An example of a hybrid approach is VMware cloud on AWS. In this service VMware offers its virtual infrastructure stack running on Amazon servers. This provides a frictionless target for lift and shift migration of a VMware virtual infrastructure environment to the cloud. But some have wondered what Amazon is getting out of the deal (other than rental fees on its servers).
The answer is that VMware is playing the short game while AWS is playing the long game. Subscribers to VMware on AWS have access to a wide range of AWS cloud-native services. So a company can get off-premises to meet a short-term requirement but then continue to develop its capabilities which will in turn mean more usage of AWS services.
- Develop a cloud strategy that has both short and longer-term goals.
Info-Tech’s cloud strategy blueprint includes cloud suitability analysis for figuring out what form of cloud is right for a given workload. In formulating longer term goals, Info-Tech believes there will be more value in exploiting cloud-native services that are at a higher level of abstraction than base compute and storage units of IaaS.
- Leverage cloud DR to get a baseline of the real costs of lift and shift.
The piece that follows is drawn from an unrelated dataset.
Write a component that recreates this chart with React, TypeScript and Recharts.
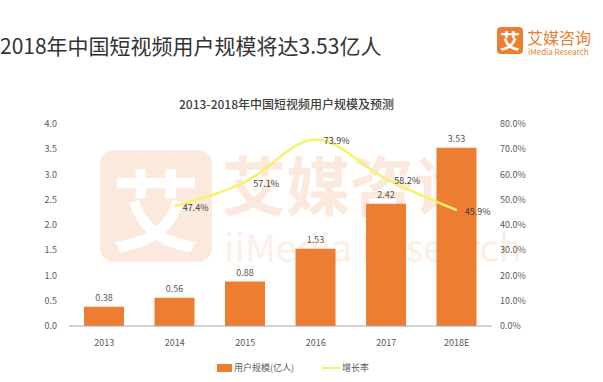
import {
  ComposedChart,
  Bar,
  Line,
  XAxis,
  YAxis,
  LabelList,
} from 'recharts';

const years = ['2013', '2014', '2015', '2016', '2017', '2018E'];
const users = [0.38, 0.56, 0.88, 1.53, 2.42, 3.53];
const growth = [null, 47.4, 57.1, 73.9, 58.2, 45.9];
const leftTicks = [0, 0.5, 1, 1.5, 2, 2.5, 3, 3.5, 4];
const rightTicks = [0, 10, 20, 30, 40, 50, 60, 70, 80];

const FONT = '"Noto Sans CJK SC", "Noto Sans", sans-serif';
const ORANGE = '#ED7D31';
const YELLOW = '#F6F26A';
const GRAY = '#595959';
const WM = '#FCE9DE';

const data = years.map((y, i) => ({ year: y, users: users[i], growth: growth[i] }));

function GrowthLabel(props: any) {
  const { x, y, value } = props;
  if (value == null) return null;
  return (
    <text x={x + 8} y={y + 5} fontSize={9} fill="#404040" textAnchor="start" fontFamily={FONT}>
      {value.toFixed(1)}%
    </text>
  );
}

export default function App() {
  return (
    <div
      style={{
        position: 'absolute',
        left: 0,
        top: 0,
        width: 603,
        height: 382,
        background: '#fff',
        fontFamily: FONT,
        overflow: 'hidden',
      }}
    >
      {/* faint watermark behind the plot */}
      <div style={{ position: 'absolute', left: 100, top: 150, width: 112, height: 112, borderRadius: 14, background: WM }} />
      <div style={{ position: 'absolute', left: 100, top: 150, width: 112, height: 112, color: '#fff', fontSize: 88, lineHeight: '112px', textAlign: 'center', fontWeight: 700 }}>艾</div>
      <div style={{ position: 'absolute', left: 222, top: 142, fontSize: 64, color: WM, fontWeight: 700, lineHeight: '80px', whiteSpace: 'nowrap' }}>艾媒咨询</div>
      <div style={{ position: 'absolute', left: 224, top: 224, fontSize: 38, color: '#FDEEE6', lineHeight: '44px', whiteSpace: 'nowrap' }}>iiMedia Research</div>

      {/* header */}
      <div style={{ position: 'absolute', left: 0, top: 30, fontSize: 21, color: '#333', whiteSpace: 'nowrap', lineHeight: '30px' }}>
        2018年中国短视频用户规模将达3.53亿人
      </div>
      <div style={{ position: 'absolute', left: 497, top: 27, width: 26, height: 27, borderRadius: 4, background: ORANGE, color: '#fff', fontSize: 20, fontWeight: 700, lineHeight: '27px', textAlign: 'center' }}>艾</div>
      <div style={{ position: 'absolute', left: 527, top: 27, fontSize: 16, color: ORANGE, lineHeight: '20px', whiteSpace: 'nowrap' }}>艾媒咨询</div>
      <div style={{ position: 'absolute', left: 528, top: 47, fontSize: 8, color: ORANGE, lineHeight: '10px', whiteSpace: 'nowrap' }}>iMedia Research</div>

      {/* chart title */}
      <div style={{ position: 'absolute', left: 0, width: 573, top: 95, textAlign: 'center', fontSize: 12, fontWeight: 500, color: '#404040', lineHeight: '18px' }}>
        2013-2018年中国短视频用户规模及预测
      </div>

      <div style={{ position: 'absolute', left: 0, top: 0 }}>
        <ComposedChart
          width={603}
          height={382}
          data={data}
          margin={{ top: 124, right: 51, bottom: 0, left: 0 }}
        >
          <XAxis
            dataKey="year"
            height={56}
            tickLine={false}
            tickSize={0}
            tickMargin={14}
            stroke="#A6A6A6"
            tick={{ fill: GRAY, fontSize: 9, fontFamily: FONT }}
          />
          <YAxis
            yAxisId="left"
            domain={[0, 4]}
            ticks={leftTicks}
            width={69}
            axisLine={false}
            tickLine={false}
            tickSize={0}
            tickMargin={12}
            tickFormatter={(v: number) => v.toFixed(1)}
            tick={{ fill: GRAY, fontSize: 9, fontFamily: FONT }}
          />
          <YAxis
            yAxisId="right"
            orientation="right"
            domain={[0, 80]}
            ticks={rightTicks}
            width={60}
            axisLine={false}
            tickLine={false}
            tickSize={0}
            tickMargin={8}
            tickFormatter={(v: number) => `${v.toFixed(1)}%`}
            tick={{ fill: GRAY, fontSize: 9, fontFamily: FONT, textAnchor: 'start' }}
          />
          <Bar yAxisId="left" dataKey="users" fill={ORANGE} barSize={40} isAnimationActive={false}>
            <LabelList
              dataKey="users"
              position="top"
              offset={6}
              formatter={(v: any) => Number(v).toFixed(2)}
              style={{ fill: GRAY, fontSize: 9, fontFamily: FONT }}
            />
          </Bar>
          <Line
            yAxisId="right"
            dataKey="growth"
            type="monotone"
            stroke={YELLOW}
            strokeWidth={2.5}
            dot={false}
            isAnimationActive={false}
            label={<GrowthLabel />}
          />
        </ComposedChart>
      </div>

      {/* legend */}
      <div style={{ position: 'absolute', left: 217, top: 364, width: 15, height: 8, background: ORANGE }} />
      <div style={{ position: 'absolute', left: 234, top: 361, fontSize: 9, color: GRAY, lineHeight: '14px', whiteSpace: 'nowrap' }}>用户规模(亿人)</div>
      <div style={{ position: 'absolute', left: 322, top: 367, width: 18, height: 2, background: YELLOW }} />
      <div style={{ position: 'absolute', left: 342, top: 361, fontSize: 9, color: GRAY, lineHeight: '14px', whiteSpace: 'nowrap' }}>增长率</div>
    </div>
  );
}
A good DR strategy includes testing. Testing recovery on a public cloud IaaS, such as Amazon or Azure, will give you an accurate understanding of the real cost of operating critical apps and services on the cloud 24/7 in IaaS.
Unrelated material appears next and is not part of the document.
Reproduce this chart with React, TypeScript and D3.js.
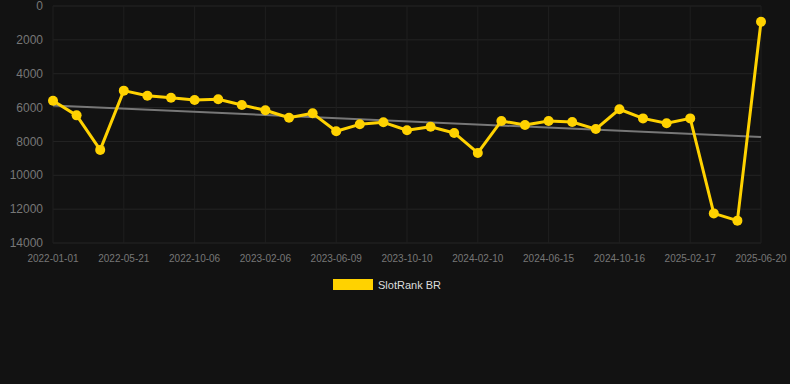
import React from "react";
import * as d3 from "d3";

const categories: string[] = [
  "2022-01-01", "2022-02-16", "2022-04-04", "2022-05-21", "2022-07-06", "2022-08-21",
  "2022-10-06", "2022-11-16", "2022-12-27", "2023-02-06", "2023-03-19", "2023-04-29",
  "2023-06-09", "2023-07-20", "2023-08-30", "2023-10-10", "2023-11-20", "2023-12-31",
  "2024-02-10", "2024-03-23", "2024-05-04", "2024-06-15", "2024-07-26", "2024-09-05",
  "2024-10-16", "2024-11-26", "2025-01-06", "2025-02-17", "2025-03-30", "2025-05-10",
  "2025-06-20",
];
const rankValues: number[] = [
  5600, 6460, 8500, 5000, 5300, 5420, 5550, 5510, 5850, 6160, 6600, 6340, 7400, 6990,
  6870, 7340, 7130, 7500, 8680, 6790, 7030, 6790, 6850, 7270, 6100, 6640, 6930, 6640,
  12250, 12680, 930,
];
const yTicks: number[] = [0, 2000, 4000, 6000, 8000, 10000, 12000, 14000];
const seriesName = "SlotRank BR";

const W = 790;
const H = 384;
const left = 53;
const right = 761;
const top = 6;
const bottom = 243;

export default function App() {
  const x = d3.scalePoint<string>().domain(categories).range([left, right]);
  const y = d3.scaleLinear().domain([0, 14000]).range([top, bottom]);

  // linear regression trend
  const n = rankValues.length;
  const mx = d3.mean(rankValues.map((_, i) => i)) as number;
  const my = d3.mean(rankValues) as number;
  let sxy = 0, sxx = 0;
  rankValues.forEach((v, i) => { sxy += (i - mx) * (v - my); sxx += (i - mx) * (i - mx); });
  const slope = sxy / sxx;
  const intercept = my - slope * mx;
  const trend = [0, n - 1].map((i) => ({ c: categories[i], v: intercept + slope * i }));

  const line = d3.line<number>()
    .x((_, i) => x(categories[i]) as number)
    .y((v) => y(v));
  const trendLine = d3.line<{ c: string; v: number }>()
    .x((d) => x(d.c) as number)
    .y((d) => y(d.v));

  const labelIdx = categories.map((_, i) => i).filter((i) => i % 3 === 0);
  const font = "'Liberation Sans', Arial, sans-serif";

  return (
    <div style={{ position: "fixed", left: 0, top: 0, width: W, height: H }}>
      <svg width={W} height={H} style={{ display: "block", background: "#121212" }}>
        <rect x={0} y={0} width={W} height={H} fill="#121212" />
        {yTicks.map((t) => (
          <g key={t}>
            <line x1={left} x2={right} y1={y(t)} y2={y(t)} stroke="#242424" strokeWidth={1} />
            <text x={43} y={y(t)} dy="0.35em" textAnchor="end" fill="#777" fontSize={12} fontFamily={font}>
              {t}
            </text>
          </g>
        ))}
        {labelIdx.map((i) => (
          <g key={i}>
            <line x1={x(categories[i])} x2={x(categories[i])} y1={top} y2={bottom} stroke="#1f1f1f" strokeWidth={1} />
            <text x={x(categories[i])} y={262} textAnchor="middle" fill="#777" fontSize={10} fontFamily={font}>
              {categories[i]}
            </text>
          </g>
        ))}
        <path d={trendLine(trend) || ""} fill="none" stroke="#777" strokeWidth={2} />
        <path d={line(rankValues) || ""} fill="none" stroke="#FFD200" strokeWidth={3} strokeLinejoin="round" />
        {rankValues.map((v, i) => (
          <circle key={i} cx={x(categories[i])} cy={y(v)} r={5} fill="#FFD200" />
        ))}
        <rect x={333} y={279} width={40} height={11} fill="#FFD200" />
        <text x={378} y={285} dy="0.35em" fill="#ddd" fontSize={11} fontFamily={font}>
          {seriesName}
        </text>
      </svg>
    </div>
  );
}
- Resist pressure to lift and shift right away to the cloud because “cloud is cheaper.”
Info-Tech clients who we have worked with on costing out a full on lift and shift with no modification have been surprised at the potential annual operational bill. If one of your goals in cloud strategy is to save money, be sure to fully explore the potential of refactoring applications for cloud-based services. For more see this article, “The Best Cloud Migration Path: Lift And Shift, Replatform Or Refactor?” at Forbes.
Cloud IaaS is only one option for cloud migration. Your cloud strategy should be asking what type of cloud service – IaaS, PaaS, or SaaS – is the best fit for a given application. IaaS might be the most attractive in the short term but longer term will likely lay in a higher form of abstraction.